A strange black meteor crashes near the town of San Angelo and litters the countryside with fragments. When a storm exposes these fragments to water, they grow into skyscraper-sized monoliths which then topple and shatter into thousands of pieces that grow into monoliths themselves and repeat the process. Any humans in the way are crushed or turned into human statues. The citizens of San Angelo desperately try to save themselves and the world from the spreading doom.

Wikipedia also expands on this with some dirt on some of the main characters, who happen to be geologists (though apparently not very good at on-the-fly rock identification):

In the desert region of San Angelo, California, geologist Ben Gilbert brings a strange black rock back to his office, where he and bored local reporter Martin Cochrane examine it but fail to determine its origin. That night, a strong wind blows a bottle of water over onto the rock, which begins to bubble and smolder. The next day, the head of the geological office, Dave Miller, returns to town from a business trip and finds the office destroyed by a huge growth of black rock and Ben dead, in a rock-hard, apparently petrified state.

Things certainly go downhill from there. The rocks spread via the pockets of students on a geology field trip, and pretty soon folks are turning into stone left and right. Not only are the rocks sucking silica out of people, but coming into contact with water allows them to grow and multiply. (Since humans only contain trace amounts of silica, these are obviously not very smart rocks.) The geologists eventually figure out that these are evil outer space rocks, and that salt water (???) will stop their growth. I won’t tell you the thrilling conclusion, although it’s there in the Wikipedia summary (spoiler alert!) if you want to read it.

This movie is impressive not only for the fact that it has evil space rocks sucking the silica out of people, but for its fantastically corny (and geologically incorrect) dialog. Here are a few gems:

“The desert’s full of things that don’t belong. Take the salt here.

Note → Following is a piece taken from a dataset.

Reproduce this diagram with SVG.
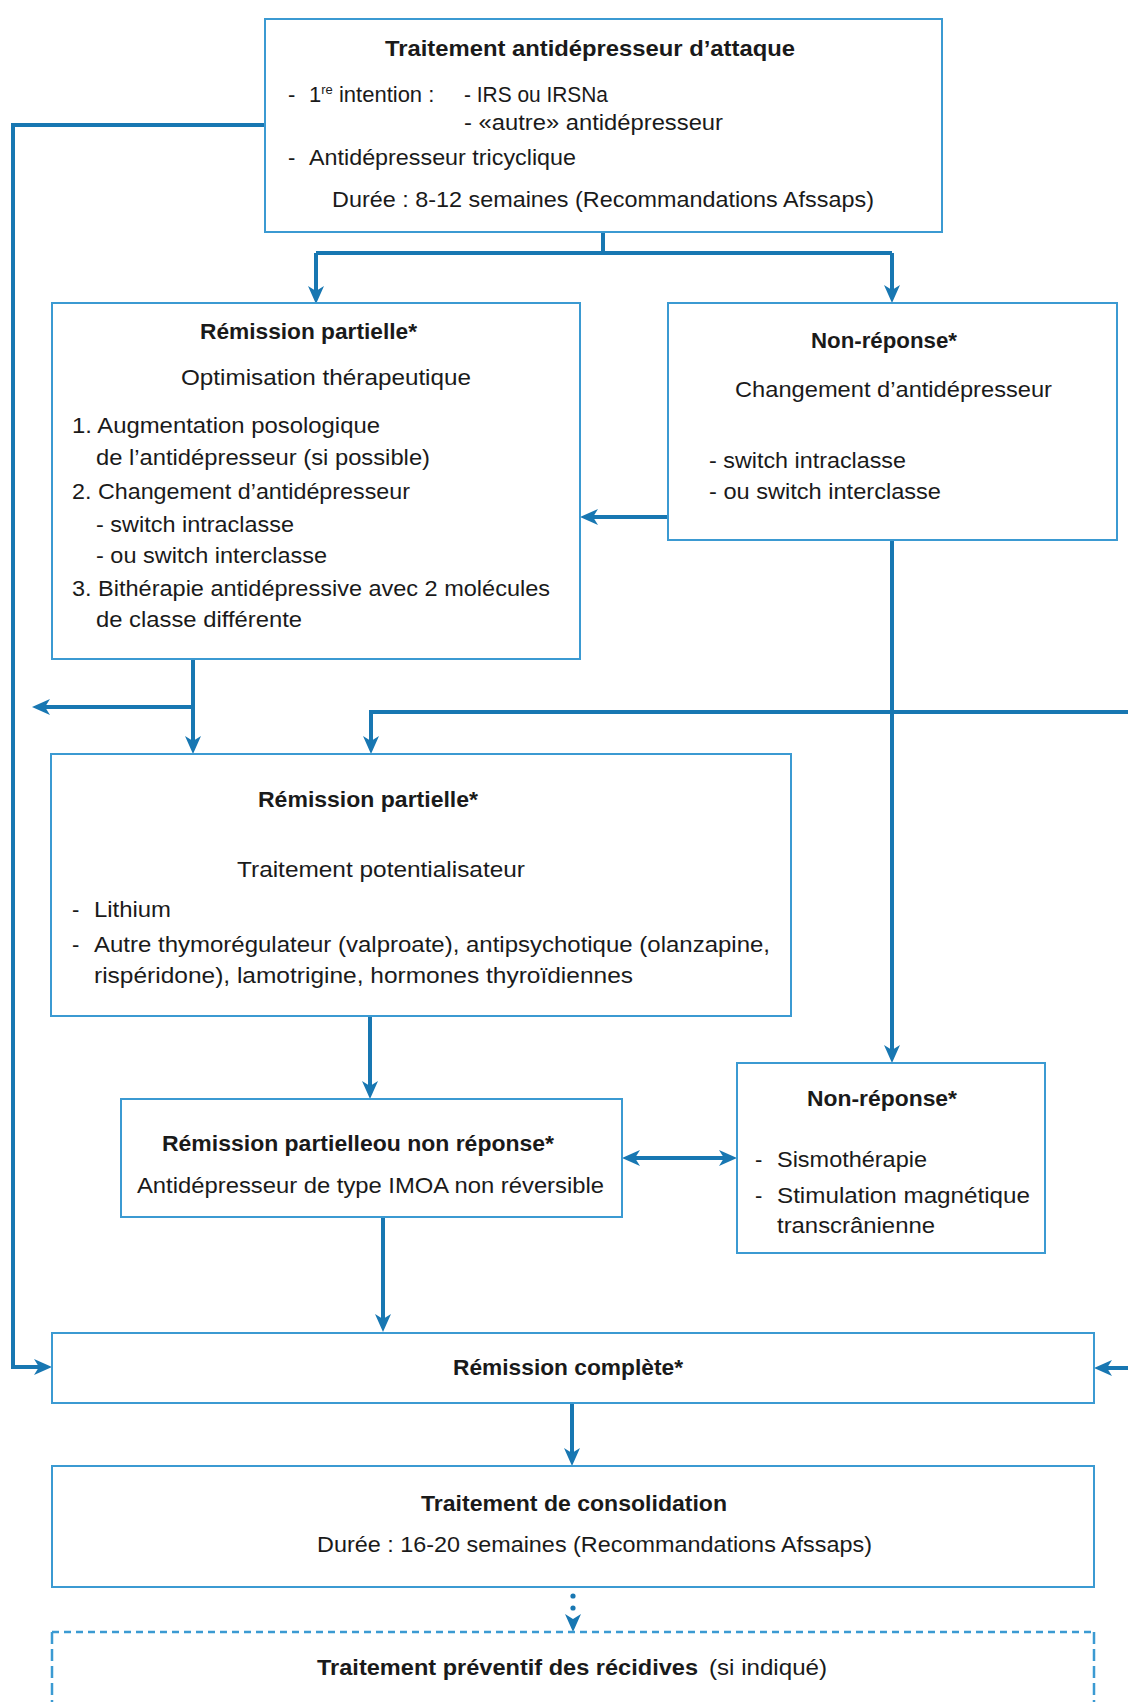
<svg xmlns="http://www.w3.org/2000/svg" width="1128" height="1702" viewBox="0 0 1128 1702">
<style>
.box{fill:#fff;stroke:#3b9ad2;stroke-width:2}
.dbox{fill:none;stroke:#3b9ad2;stroke-width:2.5}
.t{font-family:"Liberation Sans",Arial,sans-serif;font-size:22px;fill:#1a1a1a}
.b{font-family:"Liberation Sans",Arial,sans-serif;font-size:22px;font-weight:bold;fill:#1a1a1a}
.c{fill:none;stroke:#1877b2;stroke-width:4}
</style>
<defs>
<marker id="ah" viewBox="0 0 18 16" refX="6" refY="8" markerWidth="18" markerHeight="16" markerUnits="userSpaceOnUse" orient="auto-start-reverse">
<path d="M0,0 L18,8 L0,16 L5,8 z" fill="#1877b2"/>
</marker>
</defs>
<rect width="1128" height="1702" fill="#fff"/>

<g id="connectors">
<path class="c" d="M265,125 H13 V1367 H40" marker-end="url(#ah)"/>
<path class="c" d="M603,232 V253"/>
<path class="c" d="M316,253 H892"/>
<path class="c" d="M316,253 V292" marker-end="url(#ah)"/>
<path class="c" d="M892,253 V291" marker-end="url(#ah)"/>
<path class="c" d="M667,517 H592" marker-end="url(#ah)"/>
<path class="c" d="M193,659 V742" marker-end="url(#ah)"/>
<path class="c" d="M193,707 H44" marker-end="url(#ah)"/>
<path class="c" d="M1128,712 H371 V742" marker-end="url(#ah)"/>
<path class="c" d="M892,540 V1051" marker-end="url(#ah)"/>
<path class="c" d="M370,1016 V1087" marker-end="url(#ah)"/>
<path class="c" d="M634,1158 H725" marker-start="url(#ah)" marker-end="url(#ah)"/>
<path class="c" d="M383,1217 V1320" marker-end="url(#ah)"/>
<path class="c" d="M1128,1368 H1106" marker-end="url(#ah)"/>
<path class="c" d="M572,1403 V1454" marker-end="url(#ah)"/>
<circle cx="573" cy="1596" r="2.6" fill="#1877b2"/>
<circle cx="573" cy="1608" r="2.6" fill="#1877b2"/>
<path class="c" d="M573,1619 V1620" marker-end="url(#ah)"/>
</g>

<g id="n1">
<rect class="box" x="265" y="19" width="677" height="213"/>
<text class="b" x="385" y="56" textLength="410" lengthAdjust="spacingAndGlyphs">Traitement antidépresseur d’attaque</text>
<text class="t" x="288" y="102">-</text>
<text class="t" x="309" y="102">1<tspan font-size="13" dy="-8">re</tspan><tspan dy="8"> intention :</tspan></text>
<text class="t" x="464" y="102" textLength="144" lengthAdjust="spacingAndGlyphs">- IRS ou IRSNa</text>
<text class="t" x="464" y="130" textLength="259" lengthAdjust="spacingAndGlyphs">- «autre» antidépresseur</text>
<text class="t" x="288" y="165">-</text>
<text class="t" x="309" y="165" textLength="267" lengthAdjust="spacingAndGlyphs">Antidépresseur tricyclique</text>
<text class="t" x="332" y="207" textLength="542" lengthAdjust="spacingAndGlyphs">Durée : 8-12 semaines (Recommandations Afssaps)</text>
</g>

<g id="n2">
<rect class="box" x="52" y="303" width="528" height="356"/>
<text class="b" x="200" y="339" textLength="217" lengthAdjust="spacingAndGlyphs">Rémission partielle*</text>
<text class="t" x="181" y="385" textLength="290" lengthAdjust="spacingAndGlyphs">Optimisation thérapeutique</text>
<text class="t" x="72" y="433" textLength="308" lengthAdjust="spacingAndGlyphs">1. Augmentation posologique</text>
<text class="t" x="96" y="465" textLength="334" lengthAdjust="spacingAndGlyphs">de l’antidépresseur (si possible)</text>
<text class="t" x="72" y="499" textLength="338" lengthAdjust="spacingAndGlyphs">2. Changement d’antidépresseur</text>
<text class="t" x="96" y="532" textLength="198" lengthAdjust="spacingAndGlyphs">- switch intraclasse</text>
<text class="t" x="96" y="563" textLength="231" lengthAdjust="spacingAndGlyphs">- ou switch interclasse</text>
<text class="t" x="72" y="596" textLength="478" lengthAdjust="spacingAndGlyphs">3. Bithérapie antidépressive avec 2 molécules</text>
<text class="t" x="96" y="627" textLength="206" lengthAdjust="spacingAndGlyphs">de classe différente</text>
</g>

<g id="n3">
<rect class="box" x="668" y="303" width="449" height="237"/>
<text class="b" x="811" y="348" textLength="146" lengthAdjust="spacingAndGlyphs">Non-réponse*</text>
<text class="t" x="735" y="397" textLength="317" lengthAdjust="spacingAndGlyphs">Changement d’antidépresseur</text>
<text class="t" x="709" y="468" textLength="197" lengthAdjust="spacingAndGlyphs">- switch intraclasse</text>
<text class="t" x="709" y="499" textLength="232" lengthAdjust="spacingAndGlyphs">- ou switch interclasse</text>
</g>

<g id="n4">
<rect class="box" x="51" y="754" width="740" height="262"/>
<text class="b" x="258" y="807" textLength="220" lengthAdjust="spacingAndGlyphs">Rémission partielle*</text>
<text class="t" x="237" y="877" textLength="288" lengthAdjust="spacingAndGlyphs">Traitement potentialisateur</text>
<text class="t" x="72" y="917">-</text>
<text class="t" x="94" y="917" textLength="77" lengthAdjust="spacingAndGlyphs">Lithium</text>
<text class="t" x="72" y="952">-</text>
<text class="t" x="94" y="952" textLength="676" lengthAdjust="spacingAndGlyphs">Autre thymorégulateur (valproate), antipsychotique (olanzapine,</text>
<text class="t" x="94" y="983" textLength="539" lengthAdjust="spacingAndGlyphs">rispéridone),  lamotrigine, hormones thyroïdiennes</text>
</g>

<g id="n5">
<rect class="box" x="121" y="1099" width="501" height="118"/>
<text class="b" x="162" y="1151" textLength="392" lengthAdjust="spacingAndGlyphs">Rémission partielleou non réponse*</text>
<text class="t" x="137" y="1193" textLength="467" lengthAdjust="spacingAndGlyphs">Antidépresseur de type IMOA non réversible</text>
</g>

<g id="n6">
<rect class="box" x="737" y="1063" width="308" height="190"/>
<text class="b" x="807" y="1106" textLength="150" lengthAdjust="spacingAndGlyphs">Non-réponse*</text>
<text class="t" x="755" y="1167">-</text>
<text class="t" x="777" y="1167" textLength="150" lengthAdjust="spacingAndGlyphs">Sismothérapie</text>
<text class="t" x="755" y="1203">-</text>
<text class="t" x="777" y="1203" textLength="253" lengthAdjust="spacingAndGlyphs">Stimulation magnétique</text>
<text class="t" x="777" y="1233" textLength="158" lengthAdjust="spacingAndGlyphs">transcrânienne</text>
</g>

<g id="n7">
<rect class="box" x="52" y="1333" width="1042" height="70"/>
<text class="b" x="453" y="1375" textLength="230" lengthAdjust="spacingAndGlyphs">Rémission complète*</text>
</g>

<g id="n8">
<rect class="box" x="52" y="1466" width="1042" height="121"/>
<text class="b" x="421" y="1511" textLength="306" lengthAdjust="spacingAndGlyphs">Traitement de consolidation</text>
<text class="t" x="317" y="1552" textLength="555" lengthAdjust="spacingAndGlyphs">Durée : 16-20 semaines (Recommandations Afssaps)</text>
</g>

<g id="n9">
<rect x="52" y="1632" width="1042" height="100" fill="#fff"/>
<path class="dbox" d="M52,1632 H1094" stroke-dasharray="7 5"/>
<path class="dbox" d="M52,1632 V1710 M1094,1632 V1710" stroke-dasharray="12 5"/>
<text class="b" x="317" y="1675" textLength="381" lengthAdjust="spacingAndGlyphs">Traitement préventif des récidives</text>
<text class="t" x="709" y="1675" textLength="118" lengthAdjust="spacingAndGlyphs">(si indiqué)</text>
</g>
</svg>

Used to be an ocean bed. Now that ocean knew that the middle of a desert was a pretty silly place for it to be, so it just dried up and went away.”

“You’ve got to remember, Dave, when this hit our atmosphere, it burned at such a fantastic temperature, that its metal-bearing compounds could have been altered – left ready to activate, to grow!”

“From infinity they come. Meteors! Another strange calling card from the limitless regions of space – its substance unknown, its secrets unexplored. The meteor lies dormant in the night – waiting!”

Okay, the last one wasn’t wrong, but I just had a mental image of a lurking meteor(ite), and it looked something like this:

Watch out, folks. Those space rocks will get you.